There was a narrow iron cot with a wafer of a mattress and coarse, clean sheets, a tiny wash basin and an honest-to-john toilet. There was also a light, controlled from the outside. «You may read until nine o’clock. The light goes out then,» the guard informed me.

I didn’t have anything to read. «Look, I’m sick,» I said. «Can I see a doctor, please?»

«I will ask,» he said. He returned an hour later bearing a tray on which reposed a bowl of thin stew, a loaf of bread and a container of coffee. «No doctor,» he said. «I am sorry.» I think he meant it.

The stew had meat in it and was a veritable feast for me. In fact the meager meal was too rich for my stomach, which was unaccustomed to such hearty fare. I vomited the food within an hour after dining.

I was still unaware of my circumstances. I didn’t know whether I would be brought to trial again in Paris, whether I was to complete my term here or be handed over to some other government. All my queries were rebuffed.

I was not to stay in Paris, however. The following morning, after a breakfast of coffee, bread and cheese which I managed to keep inside me, I was taken from my cell and again shackled like a wild animal. A pair of gendarmes placed me in a windowed van, my feet secured by a chain to a bolt in the floor, and started on a route that I soon recognized. I was being driven to Orly Airport.

At the airport I was taken from the van and escorted through the terminal to the Scandanavian Airlines Service counter. My progress through the terminal attracted a maximum of attention and people even left cafes and bars to gawk at me as I shuffled along, my chains clinking and rattling.

I recognized the one clerk behind the SAS counter. She’d once cashed a phony check for me. I couldn’t now remember the amount. If she recognized me, she gave no indication of it. However, the man she’d cashed a check for had been a robust two-hundred-pounder, tanned and healthy. The chained prisoner before her now was a sick, pallid-faced skeleton of a man, stooped and hollow-eyed. In fact, after one look at me, she kept her eyes averted.

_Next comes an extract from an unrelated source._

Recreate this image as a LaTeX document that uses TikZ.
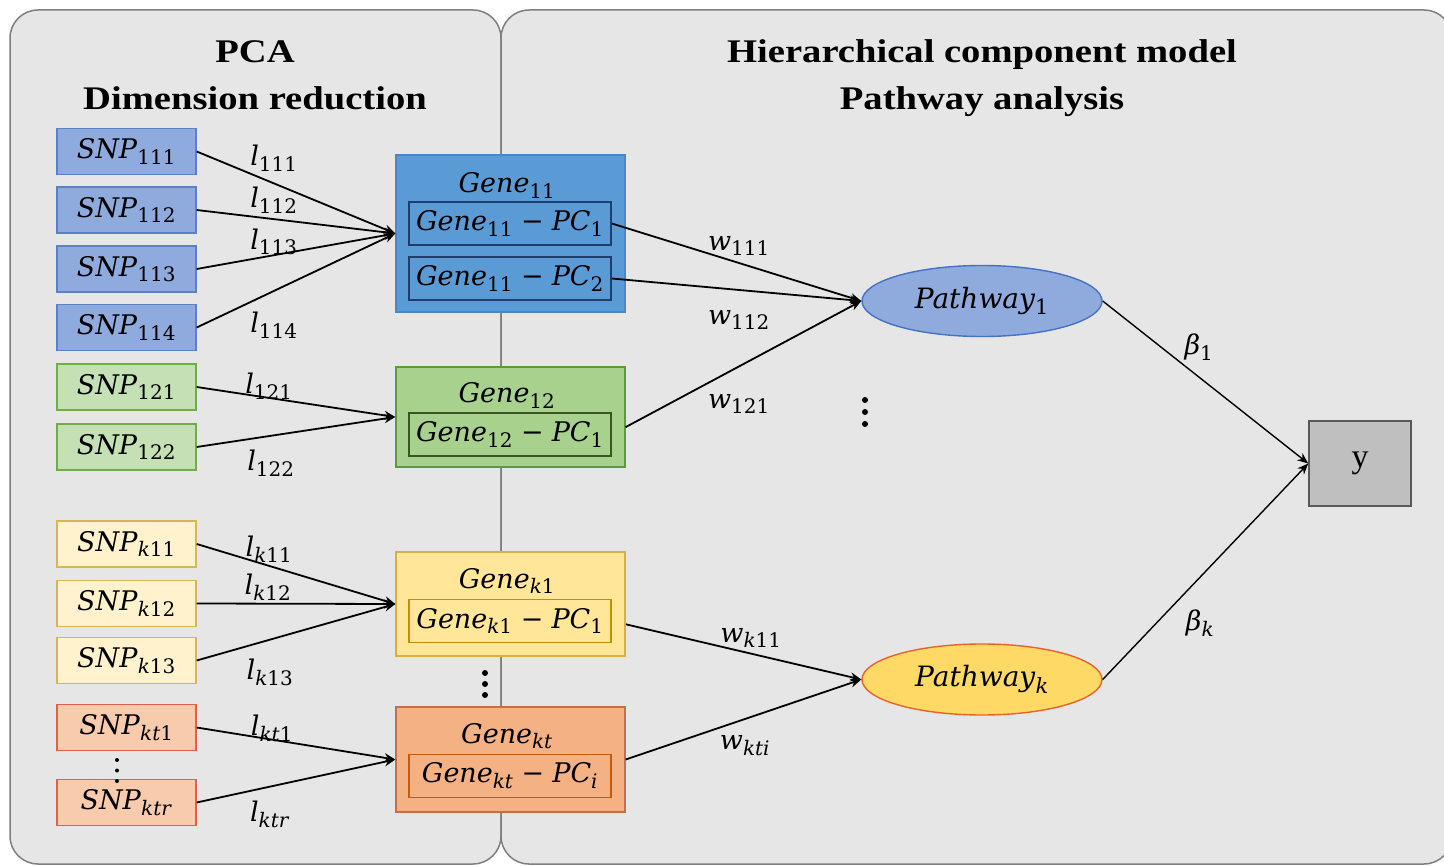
\RequirePackage{fix-cm}
\documentclass[tikz,border=0pt]{standalone}
\usepackage[no-math]{fontspec}
\setmainfont{Liberation Serif}
\newfontfamily\titlefont[FakeStretch=1.17]{Liberation Serif}
\newfontfamily\vf{DejaVu Serif}
\usetikzlibrary{arrows.meta,shapes.geometric,calc}
\DeclareMathSizes{27}{27}{20}{14}
\DeclareMathSizes{28}{28}{21}{15}
\newcommand\fsa{\vf\fontsize{27}{32}\selectfont}
\newcommand\fsb{\vf\fontsize{28}{33}\selectfont}
\newcommand\V[2]{\textit{#1}\textsubscript{#2}}
\newcommand\mn{\hspace{0.3em}\textup{−}\hspace{0.3em}}
\definecolor{panelfill}{HTML}{E7E6E6}
\definecolor{panelline}{HTML}{7F7F7F}
\definecolor{bluesnp}{HTML}{8FAADC}
\definecolor{bluesnpl}{HTML}{5A80C8}
\definecolor{bluegene}{HTML}{5B9BD5}
\definecolor{bluegenel}{HTML}{4A86C8}
\definecolor{bluepc}{HTML}{1F3E6E}
\definecolor{greensnp}{HTML}{C5E0B4}
\definecolor{greensnpl}{HTML}{70AD47}
\definecolor{greengene}{HTML}{A9D18E}
\definecolor{greengenel}{HTML}{5E9A3A}
\definecolor{greenpc}{HTML}{385723}
\definecolor{yelsnp}{HTML}{FFF2CC}
\definecolor{yelsnpl}{HTML}{D6B656}
\definecolor{yelgene}{HTML}{FFE699}
\definecolor{yelgenel}{HTML}{D6B040}
\definecolor{yelpc}{HTML}{BF9000}
\definecolor{orsnp}{HTML}{F8CBAD}
\definecolor{orsnpl}{HTML}{E0604A}
\definecolor{orgene}{HTML}{F4B183}
\definecolor{orgenel}{HTML}{C0704A}
\definecolor{orpc}{HTML}{C55A11}
\definecolor{pwblue}{HTML}{8FAADC}
\definecolor{pwbluel}{HTML}{4472C4}
\definecolor{pwyel}{HTML}{FFD966}
\definecolor{pwyell}{HTML}{E4642A}
\definecolor{yfill}{HTML}{BFBFBF}
\definecolor{yline}{HTML}{595959}
\begin{document}
\begin{tikzpicture}[x=1pt,y=-1pt,
 panel/.style={draw=panelline, fill=panelfill, line width=1.5pt, rounded corners=28pt},
 snpbox/.style={draw, line width=1.4pt, minimum width=139pt, minimum height=46pt, inner sep=0pt, font=\fsa},
 genebox/.style={draw, line width=1.4pt, minimum width=229pt, inner sep=0pt},
 pcbox/.style={draw, line width=1.6pt, minimum width=202pt, minimum height=43pt, inner sep=0pt, font=\fsa},
 lbl/.style={font=\fsa, inner sep=0pt},
 conn/.style={line width=1.8pt, -{Stealth[length=11pt,width=9pt]}},
 thinconn/.style={line width=1.4pt, -{Stealth[length=11pt,width=9pt]}},
 pway/.style={ellipse, draw, line width=1.4pt, minimum width=240pt, minimum height=71pt, inner sep=0pt, font=\fsb},
 ttl/.style={font=\titlefont\bfseries\fontsize{33}{40}\selectfont, anchor=base, inner sep=0pt},
 dotm/.style={circle, fill=black, inner sep=0pt, minimum size=#1}
]
\useasboundingbox (0,0) rectangle (1444,866);
\fill[white] (0,0) rectangle (1444,866);
\clip (0,0) rectangle (1444,866);
% panels
\draw[panel] (10,10) rectangle (501,864);
\draw[panel] (501,10) rectangle (1452,864);
% titles
\node[ttl] (t1) at (255,63) {PCA};
\node[ttl] (t2) at (255,110) {Dimension reduction};
\node[ttl] (t3) at (982,63) {Hierarchical component model};
\node[ttl] (t4) at (982,110) {Pathway analysis};
% SNP boxes
\node[snpbox, fill=bluesnp, draw=bluesnpl] (s111) at (126.5,151.5) {\V{SNP}{111}};
\node[snpbox, fill=bluesnp, draw=bluesnpl] (s112) at (126.5,210) {\V{SNP}{112}};
\node[snpbox, fill=bluesnp, draw=bluesnpl] (s113) at (126.5,269) {\V{SNP}{113}};
\node[snpbox, fill=bluesnp, draw=bluesnpl] (s114) at (126.5,327.5) {\V{SNP}{114}};
\node[snpbox, fill=greensnp, draw=greensnpl] (s121) at (126.5,387) {\V{SNP}{121}};
\node[snpbox, fill=greensnp, draw=greensnpl] (s122) at (126.5,447) {\V{SNP}{122}};
\node[snpbox, fill=yelsnp, draw=yelsnpl] (sk11) at (126.5,544) {\V{SNP}{\textit{k}11}};
\node[snpbox, fill=yelsnp, draw=yelsnpl] (sk12) at (126.5,603.5) {\V{SNP}{\textit{k}12}};
\node[snpbox, fill=yelsnp, draw=yelsnpl] (sk13) at (126.5,660.5) {\V{SNP}{\textit{k}13}};
\node[snpbox, fill=orsnp, draw=orsnpl] (skt1) at (126.5,727.5) {\V{SNP}{\textit{kt}1}};
\node[snpbox, fill=orsnp, draw=orsnpl] (sktr) at (126.5,802.5) {\V{SNP}{\textit{ktr}}};
% gene boxes
\node[genebox, fill=bluegene, draw=bluegenel, minimum height=157pt] (g11) at (510.5,233.5) {};
\node[genebox, fill=greengene, draw=greengenel, minimum height=100pt] (g12) at (510.5,417) {};
\node[genebox, fill=yelgene, draw=yelgenel, minimum height=104pt] (gk1) at (510.5,604) {};
\node[genebox, fill=orgene, draw=orgenel, minimum height=105pt] (gkt) at (510.5,759.5) {};
% gene titles
\node[lbl, anchor=base] (g11t) at (507,193) {\V{Gene}{11}};
\node[lbl, anchor=base] (g12t) at (507,403) {\V{Gene}{12}};
\node[lbl, anchor=base] (gk1t) at (507,588) {\V{Gene}{\textit{k}1}};
\node[lbl, anchor=base] (gktt) at (507,743) {\V{Gene}{\textit{kt}}};
% PC boxes
\node[pcbox, draw=bluepc] (g11a) at (510,223.5) {\V{Gene}{11}\mn\V{PC}{1}};
\node[pcbox, draw=bluepc] (g11b) at (510,278.5) {\V{Gene}{11}\mn\V{PC}{2}};
\node[pcbox, draw=greenpc] (g12a) at (510,434.5) {\V{Gene}{12}\mn\V{PC}{1}};
\node[pcbox, draw=yelpc] (gk1a) at (510,621) {\V{Gene}{\textit{k}1}\mn\V{PC}{1}};
\node[pcbox, draw=orpc] (gkta) at (510,776) {\V{Gene}{\textit{kt}}\mn\V{PC}{\textit{i}}};
% pathways and outcome
\node[pway, fill=pwblue, draw=pwbluel] (p1) at (982,301) {\V{Pathway}{1}};
\node[pway, fill=pwyel, draw=pwyell] (pk) at (982,679.5) {\V{Pathway}{\textit{k}}};
\node[draw=yline, fill=yfill, line width=1.5pt, minimum width=102pt, minimum height=85pt, inner sep=0pt, font=\fontsize{34}{40}\selectfont] (y) at (1360,463.5) {y};
% connectors SNP -> gene
\draw[conn] (s111.east) -- (g11.west);
\draw[conn] (s112.east) -- (g11.west);
\draw[conn] (s113.east) -- (g11.west);
\draw[conn] (s114.east) -- (g11.west);
\draw[conn] (s121.east) -- (g12.west);
\draw[conn] (s122.east) -- (g12.west);
\draw[conn] (sk11.east) -- (gk1.west);
\draw[conn] (sk12.east) -- (gk1.west);
\draw[conn] (sk13.east) -- (gk1.west);
\draw[conn] (skt1.east) -- (gkt.west);
\draw[conn] (sktr.east) -- (gkt.west);
% gene -> pathway
\draw[conn] (g11a.east) -- (p1.west);
\draw[conn] (g11b.east) -- (p1.west);
\draw[conn, shorten <=15.5pt] (g12a.east) -- (p1.west);
\draw[conn, shorten <=14.5pt] (gk1a.east) -- (pk.west);
\draw[conn] (gkt.east) -- (pk.west);
% pathway -> y
\draw[thinconn] (p1.east) -- (y.west);
\draw[thinconn] (pk.east) -- (y.west);
% loading labels
\node[lbl] (l111) at (274,158) {\V{l}{111}};
\node[lbl] (l112) at (274,200) {\V{l}{112}};
\node[lbl] (l113) at (274,242) {\V{l}{113}};
\node[lbl] (l114) at (274,325) {\V{l}{114}};
\node[lbl] (l121) at (269,386) {\V{l}{121}};
\node[lbl] (l122) at (271,463) {\V{l}{122}};
\node[lbl] (lk11) at (269,549) {\V{l}{\textit{k}11}};
\node[lbl] (lk12) at (268,587) {\V{l}{\textit{k}12}};
\node[lbl] (lk13) at (270,672) {\V{l}{\textit{k}13}};
\node[lbl] (lkt1) at (272,728) {\V{l}{\textit{kt}1}};
\node[lbl] (lktr) at (270,814) {\V{l}{\textit{ktr}}};
% weight labels
\node[lbl] (w111) at (739,246) {\V{w}{111}};
\node[lbl] (w112) at (739,320) {\V{w}{112}};
\node[lbl] (w121) at (739,404) {\V{w}{121}};
\node[lbl] (wk11) at (751,638) {\V{w}{\textit{k}11}};
\node[lbl] (wkti) at (745,746) {\V{w}{\textit{kti}}};
% beta labels
\node[lbl] (b1) at (1199,347) {\V{β}{1}};
\node[lbl] (bk) at (1200,623) {\V{β}{\textit{k}}};
% vertical dots
\node[dotm=6pt] (da1) at (865,400) {};
\node[dotm=6pt] (da2) at (865,412) {};
\node[dotm=6pt] (da3) at (865,424) {};
\node[dotm=6pt] (db1) at (485,673) {};
\node[dotm=6pt] (db2) at (485,684) {};
\node[dotm=6pt] (db3) at (485,695) {};
\node[dotm=4pt] (dc1) at (117,760) {};
\node[dotm=4pt] (dc2) at (117,770.5) {};
\node[dotm=4pt] (dc3) at (117,781) {};
\end{tikzpicture}
\end{document}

«Look, it won’t hurt for you to tell me what’s going on,» I pleaded with the gendarmes, who were scanning the human traffic in the vicinity of the ticket counter.

«We are waiting for the Swedish police,» one said in abrupt tones. «Now, shut up. Don’t speak to us again.»

He was suddenly confronted by a petite and shapely young woman with long blond hair and brilliant blue eyes, smartly dressed in a tailored blue suit over which she wore a fashionably cut trench coat. She carried a thin leather case under one arm. Behind her loomed a younger, taller Valkyrie, similarly attired, also holding an attache case tucked under an arm.

«Is this Frank Abagnale?» the smaller one asked of the gendarme on my left. He stepped in front of me, holding up his hand.

«That is none of your business,» he snapped. «At any rate, he is not allowed visitors. If this man is a friend of yours, you will not be allowed to talk to him.»

The blue eyes flashed and the small shoulders squared. «I will talk to him, Officer, and you will take those chains off him, at once!» Her tone was imperiously demanding. Then she smiled at me and the eyes were warm, the features gentle.

«You are Frank Abagnale, are you not?» she asked in perfect English. «May I call you Frank?»